Author Philip Jodidio is well known for his writing on art and architecture, also bringing 20 years of experience as editor for the French publication Connaissance des Arts. Typically an architectural monograph might only carry interest for those who actively study or practice the profession. However, Jodidio’s compilation of Zaha Hadid’s narrative is a compelling visual story that has relevance beyond the architecture itself. Hadid is quoted saying that “architecture must enable people to think the unthinkable”. Her story tells of someone who uprooted an institution. Her formal explorations broke ties with the ideas of what architecture should be – how space is arranged, how it can be built, in addition to how it looks. As a woman, her work punctured what remains a male dominated profession. As a committed educator, she taught and inspired cohorts of students to think beyond what is established. Her work reflects being diligently imaginative of new ways to inhabit the world. 

The main interest of the book will be the visual intrigue of the works themselves, buildings that twist, turn, and arc in ways that would look equally fitting in a science fiction film in outer space or the depths of the ocean. The complete works are divided into five main sections – Early Work, Built Work, On Site, Design Stage, and Selection of Products, Exhibitions, Installations. The sections are a timeline of Hadid’s work, showing the maturation that has occurred from the nascent conceptual stages to her standing as an internationally acclaimed designer of built works.  

Hadid’s early theoretical works demonstrate her skill in art and composition. Her formal studies coalesce into intricately layered paintings that draw on her great interest in Russian Suprematism, one of the early movements in abstract art. The paintings explore form in ways that are not typical of architectural representation, which is often focused on exactitude. Instead, the paintings search for new ways to experience space playing with perspective and geometry. 

The Vitra Fire Station in Weil Am Rhein, Germany, is Hadid’s first translation of her architectural theory and representation to an actual building. The result is a building with sharp, angular forms that jut out into space. The buildings pure forms are seamlessly made out of concrete and steel, a material palette that is common throughout Hadid’s work. The project marks the first fully realized building by Zaha Hadid Architects. The book follows the fire station with 54 buildings that span the entirety of Hadid’s career, including works that have been continued on by the firm after her passing. As the timeline progresses, the projects evolve in their complexity and daring. The included works are buildings like you have never seen before, a high rise tower that resembles the layers of a sea shell, a resort that is a massive cube imploding at its core. 
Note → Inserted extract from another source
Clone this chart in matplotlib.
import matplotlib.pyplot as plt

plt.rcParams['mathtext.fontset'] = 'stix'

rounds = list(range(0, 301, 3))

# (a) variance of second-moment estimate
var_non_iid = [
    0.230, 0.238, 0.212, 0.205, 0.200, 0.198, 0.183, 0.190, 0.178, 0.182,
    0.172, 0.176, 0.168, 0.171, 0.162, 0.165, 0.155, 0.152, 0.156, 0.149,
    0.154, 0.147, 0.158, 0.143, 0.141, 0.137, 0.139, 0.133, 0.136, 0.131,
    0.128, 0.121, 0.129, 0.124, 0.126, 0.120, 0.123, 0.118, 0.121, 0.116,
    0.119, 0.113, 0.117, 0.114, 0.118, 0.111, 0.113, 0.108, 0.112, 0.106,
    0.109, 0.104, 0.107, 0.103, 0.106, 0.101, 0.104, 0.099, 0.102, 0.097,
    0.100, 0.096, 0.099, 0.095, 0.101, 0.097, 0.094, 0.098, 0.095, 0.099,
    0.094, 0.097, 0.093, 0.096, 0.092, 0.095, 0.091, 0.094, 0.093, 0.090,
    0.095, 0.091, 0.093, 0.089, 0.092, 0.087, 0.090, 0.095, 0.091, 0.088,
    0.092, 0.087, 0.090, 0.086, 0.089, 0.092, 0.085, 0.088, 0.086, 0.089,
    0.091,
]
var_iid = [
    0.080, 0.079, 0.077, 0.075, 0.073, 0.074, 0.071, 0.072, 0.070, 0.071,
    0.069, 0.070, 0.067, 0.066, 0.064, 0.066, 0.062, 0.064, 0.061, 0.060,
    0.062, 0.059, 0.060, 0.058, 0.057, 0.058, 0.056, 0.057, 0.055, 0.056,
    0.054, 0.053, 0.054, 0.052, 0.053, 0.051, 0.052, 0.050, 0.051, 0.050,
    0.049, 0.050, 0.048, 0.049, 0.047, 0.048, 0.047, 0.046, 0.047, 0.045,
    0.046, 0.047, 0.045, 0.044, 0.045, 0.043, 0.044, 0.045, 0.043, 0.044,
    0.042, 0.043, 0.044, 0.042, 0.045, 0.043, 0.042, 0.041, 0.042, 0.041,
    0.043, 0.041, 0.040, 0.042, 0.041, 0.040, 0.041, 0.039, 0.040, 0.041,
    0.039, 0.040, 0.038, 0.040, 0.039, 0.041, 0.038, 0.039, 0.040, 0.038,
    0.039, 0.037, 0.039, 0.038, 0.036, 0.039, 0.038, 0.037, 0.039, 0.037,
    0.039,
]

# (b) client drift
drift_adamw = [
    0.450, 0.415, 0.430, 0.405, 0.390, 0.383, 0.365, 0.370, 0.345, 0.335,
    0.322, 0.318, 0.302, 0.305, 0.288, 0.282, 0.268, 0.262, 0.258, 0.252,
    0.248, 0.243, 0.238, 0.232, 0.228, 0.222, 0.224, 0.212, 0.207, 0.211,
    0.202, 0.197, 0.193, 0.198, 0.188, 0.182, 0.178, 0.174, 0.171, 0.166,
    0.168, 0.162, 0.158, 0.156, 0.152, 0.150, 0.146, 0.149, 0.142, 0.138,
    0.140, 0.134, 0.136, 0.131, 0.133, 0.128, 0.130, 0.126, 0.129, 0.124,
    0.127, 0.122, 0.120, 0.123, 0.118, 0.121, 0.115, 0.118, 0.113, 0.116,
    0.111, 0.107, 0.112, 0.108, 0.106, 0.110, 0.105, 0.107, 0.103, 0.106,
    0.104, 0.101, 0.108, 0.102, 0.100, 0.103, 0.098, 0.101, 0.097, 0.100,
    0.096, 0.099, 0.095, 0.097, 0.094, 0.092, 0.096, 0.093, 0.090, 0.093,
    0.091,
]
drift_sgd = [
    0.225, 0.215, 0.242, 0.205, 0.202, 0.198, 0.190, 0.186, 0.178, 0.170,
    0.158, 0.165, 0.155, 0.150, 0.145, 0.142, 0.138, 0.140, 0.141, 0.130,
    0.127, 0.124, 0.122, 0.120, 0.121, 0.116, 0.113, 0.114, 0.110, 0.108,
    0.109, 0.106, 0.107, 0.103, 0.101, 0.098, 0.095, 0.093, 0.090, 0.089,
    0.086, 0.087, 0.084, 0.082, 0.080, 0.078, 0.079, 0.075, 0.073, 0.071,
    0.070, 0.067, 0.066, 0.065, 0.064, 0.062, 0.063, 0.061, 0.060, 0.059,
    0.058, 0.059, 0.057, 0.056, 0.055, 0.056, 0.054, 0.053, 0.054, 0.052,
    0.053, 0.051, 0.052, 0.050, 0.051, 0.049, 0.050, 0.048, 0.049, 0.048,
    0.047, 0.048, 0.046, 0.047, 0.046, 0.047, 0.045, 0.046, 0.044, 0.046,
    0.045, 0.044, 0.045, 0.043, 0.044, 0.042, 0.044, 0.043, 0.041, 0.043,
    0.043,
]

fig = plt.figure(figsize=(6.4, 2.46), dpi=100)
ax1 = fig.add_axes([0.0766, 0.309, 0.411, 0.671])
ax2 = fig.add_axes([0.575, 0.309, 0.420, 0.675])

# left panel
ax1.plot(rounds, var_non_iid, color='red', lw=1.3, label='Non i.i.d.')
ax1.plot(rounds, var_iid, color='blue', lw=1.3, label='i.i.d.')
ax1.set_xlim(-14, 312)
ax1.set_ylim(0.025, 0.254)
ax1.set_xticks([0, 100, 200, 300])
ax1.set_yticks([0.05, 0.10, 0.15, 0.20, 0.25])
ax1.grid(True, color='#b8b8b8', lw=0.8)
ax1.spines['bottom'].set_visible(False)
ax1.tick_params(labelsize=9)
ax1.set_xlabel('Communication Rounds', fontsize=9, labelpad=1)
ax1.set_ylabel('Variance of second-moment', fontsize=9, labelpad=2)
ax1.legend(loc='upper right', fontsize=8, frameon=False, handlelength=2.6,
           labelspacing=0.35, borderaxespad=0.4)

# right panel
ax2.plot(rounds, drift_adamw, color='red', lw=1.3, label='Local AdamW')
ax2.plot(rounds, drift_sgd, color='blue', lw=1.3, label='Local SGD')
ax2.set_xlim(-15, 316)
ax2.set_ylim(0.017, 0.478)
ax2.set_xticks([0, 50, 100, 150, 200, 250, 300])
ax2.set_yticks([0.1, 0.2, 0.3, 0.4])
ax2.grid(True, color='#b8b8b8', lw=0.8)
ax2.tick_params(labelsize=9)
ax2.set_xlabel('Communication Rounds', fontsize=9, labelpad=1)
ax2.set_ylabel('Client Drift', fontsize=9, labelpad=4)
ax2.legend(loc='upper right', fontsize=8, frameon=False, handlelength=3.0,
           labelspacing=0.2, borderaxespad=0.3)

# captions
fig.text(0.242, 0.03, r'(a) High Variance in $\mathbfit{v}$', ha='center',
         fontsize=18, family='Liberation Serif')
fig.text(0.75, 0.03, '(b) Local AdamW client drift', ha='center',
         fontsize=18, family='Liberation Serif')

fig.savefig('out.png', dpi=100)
The book’s inclusion of 32 products, exhibitions, and installations expand the breadth of Hadid’s design vision. Her furniture seems to grow out of the ground and walls, aptly named “Stalagmite” and “Moraine”. Her “Nova Shoe” appears to be walking away from you before you could even put them on.
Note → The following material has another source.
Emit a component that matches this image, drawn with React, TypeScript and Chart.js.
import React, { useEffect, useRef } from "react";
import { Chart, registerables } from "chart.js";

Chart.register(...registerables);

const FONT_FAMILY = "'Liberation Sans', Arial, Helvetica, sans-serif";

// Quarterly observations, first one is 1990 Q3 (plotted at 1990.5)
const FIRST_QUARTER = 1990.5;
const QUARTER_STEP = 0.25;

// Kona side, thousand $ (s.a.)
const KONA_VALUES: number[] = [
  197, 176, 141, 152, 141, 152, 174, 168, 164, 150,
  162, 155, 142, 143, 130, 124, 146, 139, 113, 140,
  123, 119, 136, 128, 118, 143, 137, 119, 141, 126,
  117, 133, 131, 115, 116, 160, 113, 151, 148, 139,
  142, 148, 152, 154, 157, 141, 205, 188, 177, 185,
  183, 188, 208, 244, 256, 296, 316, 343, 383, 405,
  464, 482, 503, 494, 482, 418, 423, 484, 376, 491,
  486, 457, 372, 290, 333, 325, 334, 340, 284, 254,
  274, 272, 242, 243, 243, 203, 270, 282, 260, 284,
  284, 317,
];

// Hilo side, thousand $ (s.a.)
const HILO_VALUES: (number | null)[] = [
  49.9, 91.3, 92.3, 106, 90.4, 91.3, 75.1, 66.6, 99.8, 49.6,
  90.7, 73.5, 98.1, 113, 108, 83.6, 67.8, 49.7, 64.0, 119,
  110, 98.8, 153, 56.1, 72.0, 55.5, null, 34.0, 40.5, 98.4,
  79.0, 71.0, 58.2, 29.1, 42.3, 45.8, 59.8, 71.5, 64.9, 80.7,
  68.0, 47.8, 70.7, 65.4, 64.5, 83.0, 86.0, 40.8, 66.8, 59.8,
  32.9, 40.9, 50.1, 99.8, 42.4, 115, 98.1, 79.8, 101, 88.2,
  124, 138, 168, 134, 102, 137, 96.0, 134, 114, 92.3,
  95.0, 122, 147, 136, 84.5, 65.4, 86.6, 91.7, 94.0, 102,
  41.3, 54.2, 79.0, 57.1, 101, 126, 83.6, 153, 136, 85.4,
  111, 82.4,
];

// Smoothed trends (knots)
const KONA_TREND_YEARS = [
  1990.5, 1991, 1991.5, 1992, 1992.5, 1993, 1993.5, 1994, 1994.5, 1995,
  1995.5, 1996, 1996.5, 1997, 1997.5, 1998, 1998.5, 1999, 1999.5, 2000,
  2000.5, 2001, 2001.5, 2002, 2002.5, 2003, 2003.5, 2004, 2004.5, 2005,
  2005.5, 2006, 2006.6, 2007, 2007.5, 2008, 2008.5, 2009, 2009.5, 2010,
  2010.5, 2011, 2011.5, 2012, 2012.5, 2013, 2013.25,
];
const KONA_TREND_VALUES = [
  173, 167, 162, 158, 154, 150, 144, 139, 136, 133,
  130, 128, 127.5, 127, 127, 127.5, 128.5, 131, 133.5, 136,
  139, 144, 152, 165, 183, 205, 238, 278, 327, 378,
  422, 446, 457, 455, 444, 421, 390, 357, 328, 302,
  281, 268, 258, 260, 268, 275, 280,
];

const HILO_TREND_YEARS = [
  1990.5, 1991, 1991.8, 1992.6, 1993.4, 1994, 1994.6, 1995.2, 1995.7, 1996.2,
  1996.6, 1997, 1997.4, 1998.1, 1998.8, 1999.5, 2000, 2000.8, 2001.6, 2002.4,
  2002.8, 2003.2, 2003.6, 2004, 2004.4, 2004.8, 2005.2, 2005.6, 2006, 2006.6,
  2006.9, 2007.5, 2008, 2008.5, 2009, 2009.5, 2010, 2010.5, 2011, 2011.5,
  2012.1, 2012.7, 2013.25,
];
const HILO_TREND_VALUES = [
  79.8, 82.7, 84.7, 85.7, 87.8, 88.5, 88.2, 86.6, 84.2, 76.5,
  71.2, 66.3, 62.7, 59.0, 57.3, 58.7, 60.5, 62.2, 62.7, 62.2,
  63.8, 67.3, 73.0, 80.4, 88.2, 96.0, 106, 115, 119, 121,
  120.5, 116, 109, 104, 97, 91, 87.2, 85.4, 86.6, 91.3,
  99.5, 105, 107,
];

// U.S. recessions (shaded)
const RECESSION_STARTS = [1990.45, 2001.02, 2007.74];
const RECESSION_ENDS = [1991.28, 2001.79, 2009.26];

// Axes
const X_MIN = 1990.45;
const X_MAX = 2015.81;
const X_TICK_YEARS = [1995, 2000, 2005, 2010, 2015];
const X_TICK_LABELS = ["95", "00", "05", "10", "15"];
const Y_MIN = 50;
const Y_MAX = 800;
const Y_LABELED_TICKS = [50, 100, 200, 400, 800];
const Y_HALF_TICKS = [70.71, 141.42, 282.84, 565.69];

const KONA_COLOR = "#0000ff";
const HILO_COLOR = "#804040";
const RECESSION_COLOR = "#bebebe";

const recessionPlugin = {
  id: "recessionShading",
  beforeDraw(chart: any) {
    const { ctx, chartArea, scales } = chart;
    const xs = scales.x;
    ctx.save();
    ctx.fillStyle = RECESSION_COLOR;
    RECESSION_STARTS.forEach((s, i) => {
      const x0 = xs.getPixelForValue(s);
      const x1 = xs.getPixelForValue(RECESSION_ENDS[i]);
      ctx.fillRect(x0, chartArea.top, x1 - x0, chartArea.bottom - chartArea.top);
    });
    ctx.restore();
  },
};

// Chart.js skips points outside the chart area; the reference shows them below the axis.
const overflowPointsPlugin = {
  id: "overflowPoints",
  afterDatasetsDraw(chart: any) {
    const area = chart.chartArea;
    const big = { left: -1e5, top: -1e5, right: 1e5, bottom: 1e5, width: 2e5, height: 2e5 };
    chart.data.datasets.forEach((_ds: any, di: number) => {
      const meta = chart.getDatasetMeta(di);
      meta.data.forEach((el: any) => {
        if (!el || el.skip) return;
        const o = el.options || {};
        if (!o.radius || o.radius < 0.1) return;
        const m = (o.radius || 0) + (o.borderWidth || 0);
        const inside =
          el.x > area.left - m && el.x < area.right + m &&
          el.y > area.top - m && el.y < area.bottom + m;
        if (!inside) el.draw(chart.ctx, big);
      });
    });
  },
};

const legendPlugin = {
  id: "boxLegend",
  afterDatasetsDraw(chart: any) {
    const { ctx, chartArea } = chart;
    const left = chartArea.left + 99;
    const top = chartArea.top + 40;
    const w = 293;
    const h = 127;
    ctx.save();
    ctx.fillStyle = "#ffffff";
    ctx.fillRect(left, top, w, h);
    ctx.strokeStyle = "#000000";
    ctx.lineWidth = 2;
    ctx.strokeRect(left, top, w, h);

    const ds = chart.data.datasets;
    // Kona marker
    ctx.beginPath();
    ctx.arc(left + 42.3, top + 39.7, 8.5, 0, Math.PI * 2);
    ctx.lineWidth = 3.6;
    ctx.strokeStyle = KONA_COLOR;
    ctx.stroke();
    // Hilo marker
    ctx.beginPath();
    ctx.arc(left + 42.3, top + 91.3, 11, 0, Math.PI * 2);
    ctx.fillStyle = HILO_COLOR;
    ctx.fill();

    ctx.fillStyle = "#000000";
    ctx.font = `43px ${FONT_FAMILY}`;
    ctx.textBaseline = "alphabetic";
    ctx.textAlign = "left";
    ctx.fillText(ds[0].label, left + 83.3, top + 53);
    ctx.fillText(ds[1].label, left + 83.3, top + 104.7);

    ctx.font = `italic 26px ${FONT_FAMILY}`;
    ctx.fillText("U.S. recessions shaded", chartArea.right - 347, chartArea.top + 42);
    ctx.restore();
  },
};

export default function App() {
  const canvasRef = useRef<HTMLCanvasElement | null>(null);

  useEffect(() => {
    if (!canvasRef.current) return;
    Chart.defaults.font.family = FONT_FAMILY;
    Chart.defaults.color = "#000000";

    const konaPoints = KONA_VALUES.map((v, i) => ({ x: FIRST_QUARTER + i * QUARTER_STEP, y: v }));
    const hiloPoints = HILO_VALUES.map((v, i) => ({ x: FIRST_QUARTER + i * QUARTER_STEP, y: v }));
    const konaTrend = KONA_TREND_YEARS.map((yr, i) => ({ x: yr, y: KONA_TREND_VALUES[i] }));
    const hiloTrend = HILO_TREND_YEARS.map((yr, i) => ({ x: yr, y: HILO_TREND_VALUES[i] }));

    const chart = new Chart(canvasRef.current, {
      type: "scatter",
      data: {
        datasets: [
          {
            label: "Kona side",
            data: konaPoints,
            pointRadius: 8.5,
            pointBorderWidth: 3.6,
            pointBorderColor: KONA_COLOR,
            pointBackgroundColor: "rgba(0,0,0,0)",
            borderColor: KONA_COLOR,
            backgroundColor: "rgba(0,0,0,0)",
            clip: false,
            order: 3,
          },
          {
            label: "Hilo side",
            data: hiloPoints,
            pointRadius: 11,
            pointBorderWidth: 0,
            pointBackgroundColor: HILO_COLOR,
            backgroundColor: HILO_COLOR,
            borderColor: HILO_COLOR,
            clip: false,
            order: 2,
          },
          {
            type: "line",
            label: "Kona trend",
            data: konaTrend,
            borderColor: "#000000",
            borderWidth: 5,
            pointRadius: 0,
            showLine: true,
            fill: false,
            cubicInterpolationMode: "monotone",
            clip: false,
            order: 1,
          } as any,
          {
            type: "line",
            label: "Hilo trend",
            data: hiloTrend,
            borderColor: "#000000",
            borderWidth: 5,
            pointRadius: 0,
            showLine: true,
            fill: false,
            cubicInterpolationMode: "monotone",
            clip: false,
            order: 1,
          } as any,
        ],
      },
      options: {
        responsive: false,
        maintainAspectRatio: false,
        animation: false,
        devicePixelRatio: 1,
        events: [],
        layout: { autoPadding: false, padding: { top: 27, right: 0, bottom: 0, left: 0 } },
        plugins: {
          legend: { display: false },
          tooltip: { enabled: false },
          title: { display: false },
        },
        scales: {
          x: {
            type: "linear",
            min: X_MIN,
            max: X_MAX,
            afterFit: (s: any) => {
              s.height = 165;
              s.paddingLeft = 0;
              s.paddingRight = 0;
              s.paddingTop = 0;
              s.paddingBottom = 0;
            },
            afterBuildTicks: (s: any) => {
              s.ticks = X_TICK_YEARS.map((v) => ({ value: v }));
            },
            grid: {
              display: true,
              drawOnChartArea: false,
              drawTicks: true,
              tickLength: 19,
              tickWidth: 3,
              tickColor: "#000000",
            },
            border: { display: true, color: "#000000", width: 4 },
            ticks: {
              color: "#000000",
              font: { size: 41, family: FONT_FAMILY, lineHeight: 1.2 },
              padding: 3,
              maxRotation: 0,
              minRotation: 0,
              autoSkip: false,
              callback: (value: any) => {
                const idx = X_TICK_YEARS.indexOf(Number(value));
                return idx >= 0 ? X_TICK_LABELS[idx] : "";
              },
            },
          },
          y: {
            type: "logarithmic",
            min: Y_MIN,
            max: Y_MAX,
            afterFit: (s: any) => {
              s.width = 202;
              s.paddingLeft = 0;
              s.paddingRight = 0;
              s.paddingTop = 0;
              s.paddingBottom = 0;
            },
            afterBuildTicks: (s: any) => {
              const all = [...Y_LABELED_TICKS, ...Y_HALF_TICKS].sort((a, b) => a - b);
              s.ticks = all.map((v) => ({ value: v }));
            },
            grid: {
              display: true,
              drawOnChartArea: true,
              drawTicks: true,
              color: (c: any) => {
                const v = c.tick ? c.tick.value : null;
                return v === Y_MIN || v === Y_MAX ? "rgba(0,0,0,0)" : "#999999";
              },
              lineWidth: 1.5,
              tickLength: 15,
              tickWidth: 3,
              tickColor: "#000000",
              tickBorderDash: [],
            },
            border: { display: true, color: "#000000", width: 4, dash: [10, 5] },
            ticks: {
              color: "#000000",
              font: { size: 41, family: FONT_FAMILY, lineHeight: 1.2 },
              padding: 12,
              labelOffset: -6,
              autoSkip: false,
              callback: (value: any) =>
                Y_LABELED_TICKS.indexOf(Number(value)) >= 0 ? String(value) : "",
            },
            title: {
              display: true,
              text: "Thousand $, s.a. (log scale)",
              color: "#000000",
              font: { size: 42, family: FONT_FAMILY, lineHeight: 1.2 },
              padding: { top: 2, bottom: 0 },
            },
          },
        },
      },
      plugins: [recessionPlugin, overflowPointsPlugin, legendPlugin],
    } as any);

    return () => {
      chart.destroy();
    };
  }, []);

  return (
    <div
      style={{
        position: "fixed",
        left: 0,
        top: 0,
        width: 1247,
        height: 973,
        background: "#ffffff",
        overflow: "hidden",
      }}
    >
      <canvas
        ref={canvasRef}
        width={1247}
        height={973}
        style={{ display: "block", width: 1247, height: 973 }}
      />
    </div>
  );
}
Zaha Hadid’s work is not for the strictly pragmatic. She pushes what may feel comfortable in a building or common object. Aesthetically, the projects rarely fit into their contexts. More often they sit like objects of curiosity, hardly even looking terrestrial. This may be a sticking point or the appeal of the work. But ultimately, Zaha Hadid’s vision is a fresh take the built environment. The book is a thorough invitation to her imaginative world.